Beatriz Luna, PhD, is the Staunton professor of Psychiatry and Pediatrics and Professor of Psychology at the University of Pittsburgh. She is the founder and Director of the Laboratory for Neurocognitive Development, The Editor in Chief of the journal Developmental Cognitive Neuroscience, and the founder and president of the Flux Society for Developmental Cognitive Neuroscience. Her research uses multimodal neuroimaging methods including: functional Magnetic Resonance Imaging (fMRI), Diffusion Tensor Imaging (DTI), Magnetoencephalography (MEG), Positron Emission Tomography (PET) and Magnetic Resonance Spectroscopic Imaging (MRSI) as well as cognitive testing to understand the brain mechanisms underlying development through adolescence when adult trajectories are defined. She has been the recipient of numerous awards notably the US Presidential Early Career Award in Science and Engineering.
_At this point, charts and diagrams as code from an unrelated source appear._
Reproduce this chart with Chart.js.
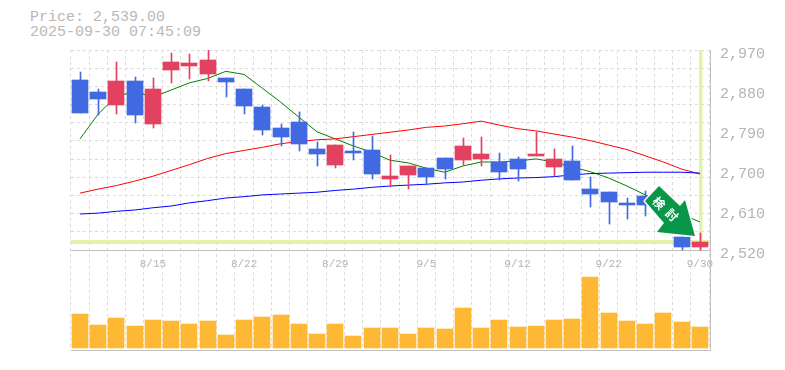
<!DOCTYPE html>
<html><head><meta charset="utf-8">
<style>
html,body{margin:0;padding:0;background:#fff;}
#wrap{position:relative;width:785px;height:370px;overflow:hidden;}
#head{position:absolute;left:30px;top:10px;font:15px/15px "Liberation Mono",monospace;color:#b8b8b8;white-space:pre;}
canvas{position:absolute;left:0;top:0;}
</style>
<script src="https://cdn.jsdelivr.net/npm/chart.js@4/dist/chart.umd.min.js"></script>
</head><body>
<div id="wrap"><div id="head">Price: 2,539.00
2025-09-30 07:45:09</div><canvas id="c" width="785" height="370"></canvas></div>
<script>
const dates=['8/11','8/12','8/13','8/14','8/15','8/18','8/19','8/20','8/21','8/22','8/25','8/26','8/27','8/28','8/29','9/1','9/2','9/3','9/4','9/5','9/8','9/9','9/10','9/11','9/12','9/16','9/17','9/18','9/19','9/22','9/24','9/25','9/26','9/29','9/30'];
const shownDates=['8/15','8/22','8/29','9/5','9/12','9/22','9/30'];
const opens=[2902.5,2875.5,2846,2900,2803.5,2925,2934,2916,2907,2882,2842,2794.5,2808,2747,2711,2743,2745,2680,2689,2704.5,2727,2722.5,2725,2718,2725,2731.5,2707,2720,2657,2650.5,2626,2641.5,2619,2549,2527];
const highs=[2920.5,2882,2943,2909,2907,2963,2961,2970,2907,2882,2846,2803.5,2830,2763,2756,2785.5,2776.5,2734,2709,2704.5,2727,2772,2774,2738,2729,2785.5,2747,2754,2684,2650.5,2637,2653,2632.5,2549,2558];
const lows=[2828,2824,2826,2806,2794.5,2896,2905,2900,2864,2826,2779,2754,2743,2709,2704.5,2722.5,2680,2662,2657,2666,2680,2711,2709,2677.5,2675,2731.5,2686.5,2677.5,2617,2578.5,2590,2596.5,2592,2520,2520];
const closes=[2828,2860,2900,2824,2882,2943,2941,2947.5,2898,2844,2790,2774,2758.5,2736,2756,2738,2691,2686.5,2709,2684,2702,2754,2736,2695.5,2702,2736,2725,2677.5,2646,2628,2621,2621,2605.5,2527,2539];
const maShort=[2770,2826,2866,2876,2864,2880,2896,2906,2922,2915,2884,2853,2819,2786,2770,2754,2740,2722,2716,2704,2695,2709,2718,2718,2720,2725,2718,2707,2696,2682,2664,2644,2624,2601,2583];
const maMid=[2648,2657,2665,2675,2686,2699,2712,2726,2737,2744,2751,2759,2764,2768,2770,2775,2780,2785,2790,2796,2799,2804,2810,2801,2793,2788,2781,2774,2766,2756,2746,2732,2718,2702,2691];
const maLong=[2601,2603,2607,2610,2615,2619,2626,2631,2637,2640,2644,2646,2648,2650,2654,2657,2661,2664,2666,2668,2671,2673,2677,2680,2682,2683,2685,2689,2692,2693,2694,2695,2695,2695,2693];
const volumes=[340,230,300,220,280,270,240,270,130,280,310,330,240,140,240,120,200,200,140,200,190,400,200,280,210,220,280,290,710,350,270,240,350,260,210];
const priceTicks=[2520,2610,2700,2790,2880,2970];
const lastPrice=2539;

const PRICE_MIN=2295,PRICE_MAX=2970,LABEL_SHIFT=9;
const BLUE='#4169e1',RED='#e2425f',GRID='#dcdcdc',FRAME='#c0c0c0',BAND='#e3f2aa',TXT='#b4b4b4';
const bodyColors=opens.map((o,i)=>closes[i]>=o?RED:BLUE);

function noPad(s){s.paddingLeft=s.paddingRight=s.paddingTop=s.paddingBottom=0;}

const crispBars={id:'crispBars',
 afterDatasetsUpdate(ch){
  ch.data.datasets.forEach((d,i)=>{
   if(d.type!=='bar')return;
   const nudge=d.label==='Wick'?0.5:0;
   ch.getDatasetMeta(i).data.forEach(el=>{
    el.x=Math.round(el.x)+nudge;el.y=Math.round(el.y);el.base=Math.round(el.base);
   });
  });
 }};
const frameAndBands={id:'frameAndBands',
 beforeDatasetsDraw(ch){
  const {ctx,chartArea:a,scales:{x,y}}=ch;
  const py=y.getPixelForValue(lastPrice), lx=x.getPixelForValue(dates.length-1), by=y.getPixelForValue(2520);
  ctx.save();ctx.fillStyle=BAND;
  ctx.fillRect(a.left,Math.round(py)-2,a.right+1-a.left,4);
  ctx.fillRect(Math.round(lx)-1,a.top,3.5,by-a.top);
  ctx.strokeStyle=FRAME;ctx.lineWidth=1;ctx.beginPath();
  const b=Math.round(by)+.5;
  ctx.moveTo(a.left,b);ctx.lineTo(a.right+2,b);
  ctx.moveTo(a.left,a.bottom+.5);ctx.lineTo(a.right+2,a.bottom+.5);
  ctx.moveTo(a.right+1.5,a.top);ctx.lineTo(a.right+1.5,a.bottom+1);
  ctx.stroke();ctx.restore();
 }};
const arrowBadge={id:'arrowBadge',
 afterDatasetsDraw(ch){
  const ctx=ch.ctx;
  const pts=[[659,186],[680,206],[685,200],[695,236],[657,232],[664,223],[645,201]];
  ctx.save();ctx.beginPath();
  pts.forEach((p,i)=>i?ctx.lineTo(p[0],p[1]):ctx.moveTo(p[0],p[1]));ctx.closePath();
  ctx.lineJoin='round';ctx.strokeStyle='#fff';ctx.lineWidth=3;ctx.stroke();
  ctx.fillStyle='#089648';ctx.fill();
  ctx.fillStyle='#fff';ctx.font='bold 12px "Noto Sans CJK JP"';ctx.textAlign='center';ctx.textBaseline='middle';
  [['検',659,203],['討',672,215]].forEach(t=>{ctx.save();ctx.translate(t[1],t[2]);ctx.rotate(Math.PI/4);ctx.fillText(t[0],0,0);ctx.restore();});
  ctx.restore();
 }};

new Chart(document.getElementById('c'),{
 data:{labels:dates,datasets:[
  {type:'bar',label:'Volume',data:volumes,yAxisID:'v',backgroundColor:'#ffb833',barThickness:16,order:5},
  {type:'line',label:'MA long',data:maLong,yAxisID:'y',borderColor:'#0000ff',borderWidth:1,pointRadius:0,tension:0,order:4},
  {type:'line',label:'MA mid',data:maMid,yAxisID:'y',borderColor:'#ff0000',borderWidth:1,pointRadius:0,tension:0,order:4},
  {type:'line',label:'MA short',data:maShort,yAxisID:'y',borderColor:'#008000',borderWidth:1,pointRadius:0,tension:0,order:4},
  {type:'bar',label:'Wick',data:highs.map((h,i)=>[lows[i],h]),yAxisID:'y',backgroundColor:bodyColors,barThickness:1,order:2},
  {type:'bar',label:'Body',data:opens.map((o,i)=>[o,closes[i]]),yAxisID:'y',backgroundColor:bodyColors,barThickness:16,order:1}
 ]},
 plugins:[crispBars,frameAndBands,arrowBadge],
 options:{
  responsive:false,animation:false,
  layout:{padding:{left:70.9,right:0,top:50,bottom:20}},
  plugins:{legend:{display:false},tooltip:{enabled:false}},
  datasets:{bar:{grouped:false}},
  scales:{
   x:{type:'category',offset:true,position:'bottom',
      grid:{color:GRID,lineWidth:1,drawTicks:false,offset:true},
      border:{display:false,dash:[3,3]},
      afterFit(s){s.height=0;noPad(s);},
      ticks:{autoSkip:false,maxRotation:0,mirror:true,padding:79,color:TXT,font:{family:'"Liberation Mono"',size:11},
        callback(v){const l=this.getLabelForValue(v);return shownDates.includes(l)?l:'';}}},
   y:{type:'linear',position:'right',min:PRICE_MIN,max:PRICE_MAX,display:true,
      afterBuildTicks(s){s.ticks=Array.from({length:12},(_,k)=>({value:2520+k*450/11}));},
      grid:{color:GRID,lineWidth:1,drawTicks:false},border:{display:false,dash:[3,3]},
      ticks:{display:false},afterFit(s){s.width=0;noPad(s);}},
   yLabels:{type:'linear',position:'right',min:PRICE_MIN+LABEL_SHIFT,max:PRICE_MAX+LABEL_SHIFT,
      afterBuildTicks(s){s.ticks=priceTicks.map(v=>({value:v}));},
      grid:{display:false,drawTicks:false},border:{display:false},
      afterFit(s){s.width=76;noPad(s);},
      ticks:{padding:11,color:TXT,font:{family:'"Liberation Mono"',size:15},callback:v=>v.toLocaleString('en-US')}},
   v:{type:'linear',display:false,min:-20,max:2980}
  }
 }
});
</script>
</body></html>
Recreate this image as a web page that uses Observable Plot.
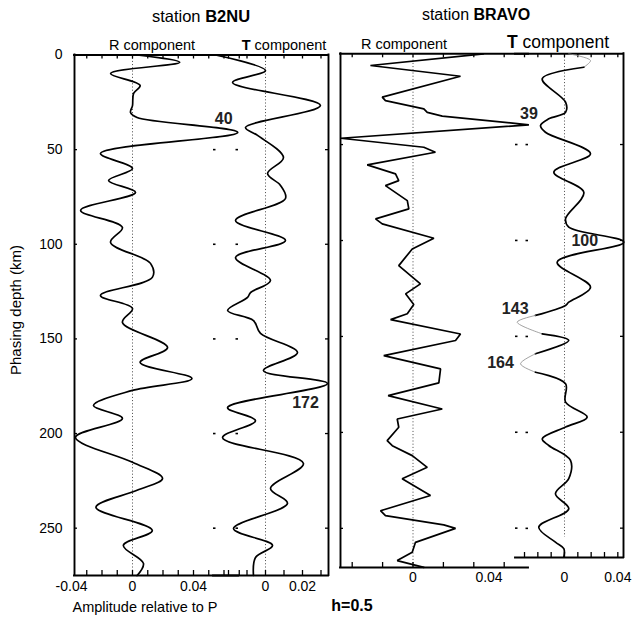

Her findings have led to influential developmental models emphasizing the implications of specialization of different brain systems through adolescence informing normative and impaired development.
Edward P. Mulvey
Edward P. Mulvey, PhD, is a Professor of Psychiatry and Director of the Law and Psychiatry Program at the University of Pittsburgh School of Medicine, where he has been on the faculty since 1983. Dr. Mulvey has directed numerous funded research studies on the link between mental illness and violence, the development of juveniles in the justice system, and the impact of sanctions and interventions for young people who have committed serious crimes. He also works with practitioners and policy makers on the provision of services to individuals at risk for involvement in violence. Dr. Mulvey currently serves on the Pennsylvania Juvenile Justice and Delinquency Prevention Advisory Committee and the Pennsylvania Commission on Crime and Delinquency, and is the Criminal Justice System Coordinator for Allegheny County (the county surrounding Pittsburgh, PA). He received his B.A. in psychology from Yale University in 1973, his Ph.D. in Community/Clinical Psychology from the University of Virginia in 1982, and post-doctoral training in quantitative methods in criminal justice at Carnegie Mellon University.